Monday, July 15, 2013

love letters.

around three months ago when J & i first started dating, i was stuck in the phase where i was still skeptical of everything and couldn't shake off an intense fear of commitment. i kept wanting to run away and hide b/c i figured that would be easier than actually confronting my deep rooted issues. one night i had a dream that my paranoia drove me to push J away and with tears streaming down my face i demanded proof of his love for me. in my dream J walked away, remarkably still confident and unaffected by my craziness.

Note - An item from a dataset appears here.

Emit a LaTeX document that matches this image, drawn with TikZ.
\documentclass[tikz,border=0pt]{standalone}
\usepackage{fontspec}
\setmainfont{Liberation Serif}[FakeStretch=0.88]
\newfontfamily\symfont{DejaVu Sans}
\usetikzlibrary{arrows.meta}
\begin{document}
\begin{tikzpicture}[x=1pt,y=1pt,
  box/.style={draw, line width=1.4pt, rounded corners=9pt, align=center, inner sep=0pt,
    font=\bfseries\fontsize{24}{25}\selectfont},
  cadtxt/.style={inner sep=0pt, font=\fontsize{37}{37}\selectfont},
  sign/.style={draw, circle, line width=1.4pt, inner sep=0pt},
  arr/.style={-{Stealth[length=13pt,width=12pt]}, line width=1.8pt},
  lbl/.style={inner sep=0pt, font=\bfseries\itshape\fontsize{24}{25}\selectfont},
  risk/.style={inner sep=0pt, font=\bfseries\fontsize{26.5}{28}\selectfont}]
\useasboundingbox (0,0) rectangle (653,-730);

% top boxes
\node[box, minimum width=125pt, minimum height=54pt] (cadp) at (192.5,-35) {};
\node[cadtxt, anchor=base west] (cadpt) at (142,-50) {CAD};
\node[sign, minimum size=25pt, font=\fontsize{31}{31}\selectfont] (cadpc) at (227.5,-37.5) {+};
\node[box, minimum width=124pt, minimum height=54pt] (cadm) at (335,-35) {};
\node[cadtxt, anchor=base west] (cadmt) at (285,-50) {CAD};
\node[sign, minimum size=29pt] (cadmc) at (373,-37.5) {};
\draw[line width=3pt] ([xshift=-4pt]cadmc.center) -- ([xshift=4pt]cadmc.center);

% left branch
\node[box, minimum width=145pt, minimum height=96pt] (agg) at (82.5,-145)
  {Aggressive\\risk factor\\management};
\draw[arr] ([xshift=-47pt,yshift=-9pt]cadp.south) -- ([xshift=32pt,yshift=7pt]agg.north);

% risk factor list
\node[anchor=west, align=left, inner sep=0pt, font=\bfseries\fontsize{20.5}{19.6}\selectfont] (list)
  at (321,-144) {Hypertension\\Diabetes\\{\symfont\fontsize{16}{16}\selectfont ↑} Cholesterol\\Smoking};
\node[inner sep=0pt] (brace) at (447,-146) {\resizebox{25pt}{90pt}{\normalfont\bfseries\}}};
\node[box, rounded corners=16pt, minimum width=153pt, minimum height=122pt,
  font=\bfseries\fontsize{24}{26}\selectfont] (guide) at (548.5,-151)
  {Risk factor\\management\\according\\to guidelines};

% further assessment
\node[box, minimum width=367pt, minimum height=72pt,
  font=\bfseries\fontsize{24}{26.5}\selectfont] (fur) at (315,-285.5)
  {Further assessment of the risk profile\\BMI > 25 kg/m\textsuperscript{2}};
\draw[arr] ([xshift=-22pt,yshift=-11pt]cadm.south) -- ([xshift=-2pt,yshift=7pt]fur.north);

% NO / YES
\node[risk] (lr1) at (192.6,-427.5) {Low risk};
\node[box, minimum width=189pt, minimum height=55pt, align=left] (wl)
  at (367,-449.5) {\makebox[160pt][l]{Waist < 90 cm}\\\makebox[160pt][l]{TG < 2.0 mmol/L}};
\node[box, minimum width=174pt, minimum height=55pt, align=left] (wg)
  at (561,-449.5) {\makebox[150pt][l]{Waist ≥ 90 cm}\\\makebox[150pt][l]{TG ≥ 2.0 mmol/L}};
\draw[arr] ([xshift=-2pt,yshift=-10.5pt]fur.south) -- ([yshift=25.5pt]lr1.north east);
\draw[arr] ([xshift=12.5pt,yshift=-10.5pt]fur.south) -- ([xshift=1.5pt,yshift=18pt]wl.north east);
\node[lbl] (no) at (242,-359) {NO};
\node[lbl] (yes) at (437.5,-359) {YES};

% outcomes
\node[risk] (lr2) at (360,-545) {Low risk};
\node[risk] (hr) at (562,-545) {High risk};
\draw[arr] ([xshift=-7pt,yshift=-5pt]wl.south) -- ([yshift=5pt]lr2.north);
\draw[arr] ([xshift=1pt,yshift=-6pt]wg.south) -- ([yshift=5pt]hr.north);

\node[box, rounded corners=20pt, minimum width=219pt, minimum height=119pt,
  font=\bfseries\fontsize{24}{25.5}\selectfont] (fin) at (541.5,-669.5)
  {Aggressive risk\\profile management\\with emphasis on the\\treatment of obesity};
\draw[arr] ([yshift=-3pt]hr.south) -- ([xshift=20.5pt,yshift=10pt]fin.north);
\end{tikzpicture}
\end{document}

shortly thereafter he came back to me with armfuls of handwritten letters, notebooks and manuscripts, and as he handed them to me he explained that's his proof that he loves me. when i woke up i immediately felt like God was speaking so loudly and clearly saying that's the bible- undeniable proof of His love & God's own handwritten love letter, signed and sealed, just for me. when i'm so quick to doubt and forget, God leads me to read His word from thousands of years ago and i'm convinced all over again of how extravagantly, intensely and faithfully He loves me.

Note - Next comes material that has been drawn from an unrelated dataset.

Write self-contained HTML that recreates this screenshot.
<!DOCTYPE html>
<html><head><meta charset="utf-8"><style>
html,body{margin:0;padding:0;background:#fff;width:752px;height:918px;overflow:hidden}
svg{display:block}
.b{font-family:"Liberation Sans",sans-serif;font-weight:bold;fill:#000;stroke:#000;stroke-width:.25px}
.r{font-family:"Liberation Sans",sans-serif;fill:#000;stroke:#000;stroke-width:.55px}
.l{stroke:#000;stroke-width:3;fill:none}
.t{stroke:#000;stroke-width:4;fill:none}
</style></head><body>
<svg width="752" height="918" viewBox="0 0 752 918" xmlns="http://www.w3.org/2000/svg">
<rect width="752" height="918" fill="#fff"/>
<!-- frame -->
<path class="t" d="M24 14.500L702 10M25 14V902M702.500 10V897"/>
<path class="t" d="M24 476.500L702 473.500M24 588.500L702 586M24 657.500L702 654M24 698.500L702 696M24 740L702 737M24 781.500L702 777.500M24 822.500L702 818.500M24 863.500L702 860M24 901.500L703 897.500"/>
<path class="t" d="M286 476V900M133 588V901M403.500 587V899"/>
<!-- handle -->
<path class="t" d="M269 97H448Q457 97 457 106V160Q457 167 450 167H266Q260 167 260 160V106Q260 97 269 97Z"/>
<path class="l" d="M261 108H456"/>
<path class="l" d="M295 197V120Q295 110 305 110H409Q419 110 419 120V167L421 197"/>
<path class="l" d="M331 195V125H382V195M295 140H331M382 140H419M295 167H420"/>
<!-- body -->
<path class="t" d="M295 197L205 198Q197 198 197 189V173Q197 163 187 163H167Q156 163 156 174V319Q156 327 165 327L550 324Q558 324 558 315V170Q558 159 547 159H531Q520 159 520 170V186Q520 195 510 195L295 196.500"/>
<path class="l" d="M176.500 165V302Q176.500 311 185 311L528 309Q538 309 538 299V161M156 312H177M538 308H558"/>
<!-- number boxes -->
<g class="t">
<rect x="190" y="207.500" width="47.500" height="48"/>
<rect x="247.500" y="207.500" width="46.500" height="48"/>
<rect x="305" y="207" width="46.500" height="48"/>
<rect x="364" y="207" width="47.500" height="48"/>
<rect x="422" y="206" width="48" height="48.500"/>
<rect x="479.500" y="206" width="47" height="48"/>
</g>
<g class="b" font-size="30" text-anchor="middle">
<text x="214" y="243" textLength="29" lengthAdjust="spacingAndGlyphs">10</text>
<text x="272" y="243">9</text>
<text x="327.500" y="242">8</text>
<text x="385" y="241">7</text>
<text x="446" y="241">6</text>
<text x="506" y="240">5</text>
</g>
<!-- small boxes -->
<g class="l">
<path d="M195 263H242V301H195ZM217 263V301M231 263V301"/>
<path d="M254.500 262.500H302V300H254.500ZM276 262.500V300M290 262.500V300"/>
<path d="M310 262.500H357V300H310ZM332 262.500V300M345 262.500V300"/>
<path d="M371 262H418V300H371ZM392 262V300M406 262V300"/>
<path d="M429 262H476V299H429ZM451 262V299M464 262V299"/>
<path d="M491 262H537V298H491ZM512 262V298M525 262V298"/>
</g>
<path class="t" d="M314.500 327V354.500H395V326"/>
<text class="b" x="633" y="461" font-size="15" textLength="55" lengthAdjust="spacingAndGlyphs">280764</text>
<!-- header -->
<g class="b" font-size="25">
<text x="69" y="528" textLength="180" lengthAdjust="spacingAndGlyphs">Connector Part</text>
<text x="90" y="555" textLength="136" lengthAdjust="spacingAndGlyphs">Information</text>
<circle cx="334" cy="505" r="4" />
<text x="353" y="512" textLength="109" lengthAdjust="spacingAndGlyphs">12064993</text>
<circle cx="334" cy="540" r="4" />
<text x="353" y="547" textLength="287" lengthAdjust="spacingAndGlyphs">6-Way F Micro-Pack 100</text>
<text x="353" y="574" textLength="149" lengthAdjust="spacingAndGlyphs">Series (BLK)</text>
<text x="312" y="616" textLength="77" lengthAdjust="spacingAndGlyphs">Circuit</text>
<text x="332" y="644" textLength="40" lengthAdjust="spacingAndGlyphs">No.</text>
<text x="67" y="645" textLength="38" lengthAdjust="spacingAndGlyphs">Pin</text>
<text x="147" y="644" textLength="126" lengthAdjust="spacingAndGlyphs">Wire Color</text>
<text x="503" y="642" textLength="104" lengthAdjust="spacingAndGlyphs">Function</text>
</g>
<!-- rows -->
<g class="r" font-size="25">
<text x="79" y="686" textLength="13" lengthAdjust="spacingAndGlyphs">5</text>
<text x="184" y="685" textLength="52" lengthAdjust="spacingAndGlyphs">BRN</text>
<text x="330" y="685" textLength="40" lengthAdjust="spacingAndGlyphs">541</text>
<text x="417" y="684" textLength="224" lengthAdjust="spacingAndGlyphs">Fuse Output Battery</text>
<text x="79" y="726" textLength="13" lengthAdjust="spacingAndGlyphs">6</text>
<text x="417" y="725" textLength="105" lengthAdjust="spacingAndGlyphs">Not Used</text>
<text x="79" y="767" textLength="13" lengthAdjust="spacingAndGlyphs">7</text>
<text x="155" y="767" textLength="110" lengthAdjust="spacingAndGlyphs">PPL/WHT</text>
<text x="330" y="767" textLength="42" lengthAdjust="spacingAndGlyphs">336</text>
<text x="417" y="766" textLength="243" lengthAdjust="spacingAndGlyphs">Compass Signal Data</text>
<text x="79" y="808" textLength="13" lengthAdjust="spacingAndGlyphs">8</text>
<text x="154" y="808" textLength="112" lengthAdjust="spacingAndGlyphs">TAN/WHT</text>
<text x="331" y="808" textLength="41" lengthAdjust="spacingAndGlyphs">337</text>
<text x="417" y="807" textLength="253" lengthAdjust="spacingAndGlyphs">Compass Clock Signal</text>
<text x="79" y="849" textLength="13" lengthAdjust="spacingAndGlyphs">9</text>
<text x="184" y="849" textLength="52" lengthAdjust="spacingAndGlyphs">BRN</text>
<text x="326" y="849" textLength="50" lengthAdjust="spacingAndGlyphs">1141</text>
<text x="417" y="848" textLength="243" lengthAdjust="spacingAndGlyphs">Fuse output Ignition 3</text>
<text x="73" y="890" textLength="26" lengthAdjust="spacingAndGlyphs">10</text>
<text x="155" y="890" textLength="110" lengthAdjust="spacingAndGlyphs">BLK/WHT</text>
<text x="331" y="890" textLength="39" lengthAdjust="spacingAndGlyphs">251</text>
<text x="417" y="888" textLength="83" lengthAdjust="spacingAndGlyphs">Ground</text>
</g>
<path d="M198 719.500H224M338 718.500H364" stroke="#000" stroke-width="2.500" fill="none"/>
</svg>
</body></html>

i never shared the dream with J b/c i was waiting for just the right time.
the day that i left for zimbabwe, J asked me to come over to his house b/c he had something to give me. he hugged me extra tight, told me how amazing i am and said for the very first time, "i love you."

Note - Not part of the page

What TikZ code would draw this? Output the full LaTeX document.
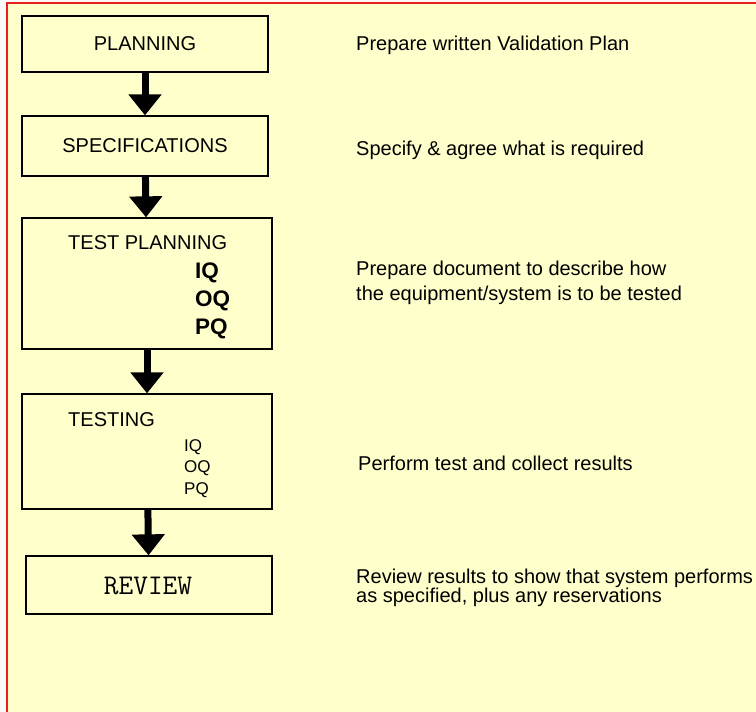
\documentclass[tikz,border=0pt]{standalone}
\usepackage{fontspec}
\setmainfont{Liberation Sans}
\usepackage{xcolor}
\usetikzlibrary{arrows.meta,positioning}
\definecolor{notepad}{HTML}{FFFFCC}
\definecolor{framered}{HTML}{E8201C}

\begin{document}
\begin{tikzpicture}[x=1pt, y=-1pt,
    stage/.style={rectangle, draw=black, line width=1.3pt, minimum width=246pt, minimum height=56pt, inner sep=0pt},
    label/.style={inner sep=0pt, anchor=west, font=\fontsize{20}{22}\selectfont},
    note/.style={inner sep=0pt, anchor=west, align=left, font=\fontsize{20}{25}\selectfont},
    fat/.style={-{Triangle[length=21pt, width=32pt]}, line width=7pt, black, shorten >=0pt}
]
    \useasboundingbox (0,0) rectangle (756,712);
    \fill[white!95!gray] (0,0) rectangle (756,712);
    \fill[notepad] (7,3) rectangle (756,712);
    \draw[framered, line width=1.2pt] (7,712) -- (7,3) -- (756,3);

    \node[stage] (plan)   at (145,44)    {};
    \node[stage, minimum height=60pt] (spec) at (145,146) {};
    \node[stage, minimum width=250pt, minimum height=131pt] (tplan) at (147,283.5) {};
    \node[stage, minimum width=250pt, minimum height=115pt] (test)  at (147,451.5) {};
    \node[stage, minimum height=58pt] (review) at (149,585) {};

    \node[label, anchor=center] (planlbl) at (plan) {PLANNING};
    \node[label, anchor=center] (speclbl) at (spec) {SPECIFICATIONS};
    \node[label] (tplanlbl) at (68,243) {TEST PLANNING};
    \node[inner sep=0pt, anchor=north west, align=left, font=\bfseries\fontsize{22.5}{28}\selectfont] (tplanq) at (195,263) {IQ\\OQ\\PQ};
    \node[label] (testlbl) at (68,420) {TESTING};
    \node[inner sep=0pt, anchor=north west, align=left, font=\fontsize{17}{21.5}\selectfont] (testq) at (184,439) {IQ\\OQ\\PQ};
    \node[inner sep=0pt, font=\ttfamily\fontsize{28.5}{28.5}\selectfont] (reviewlbl) at (148,586) {REVIEW};

    \node[note] (nplan)   at (356,45)  {Prepare written Validation Plan};
    \node[note] (nspec)   at (356,150) {Specify \& agree what is required};
    \node[note] (ntplan)  at (356,283) {Prepare document to describe how\\the equipment/system is to be tested};
    \node[note] (ntest)   at (358,463) {Perform test and collect results};
    \node[note, font=\fontsize{20}{19}\selectfont] (nreview) at (356,588) {Review results to show that system performs\\as specified, plus any reservations};

    \draw[fat] (plan)  -- (spec);
    \draw[fat] (spec)  -- (tplan);
    \draw[fat] (tplan) -- (test);
    \draw[fat] (test)  -- (review);
\end{tikzpicture}
\end{document}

then he gave me a long handwritten letter, just like in my dream.
i finally got to say "i love you" and share my dream w/ him. i cried like a hot mess and J was just as cool as ever.
how can i not be in awe of God's love and perfect timing? so good.

I have loved you with an everlasting love;
Therefore I have drawn you with lovingkindness.


For I will turn their mourning into joy
And will comfort them and give them joy for their sorrow.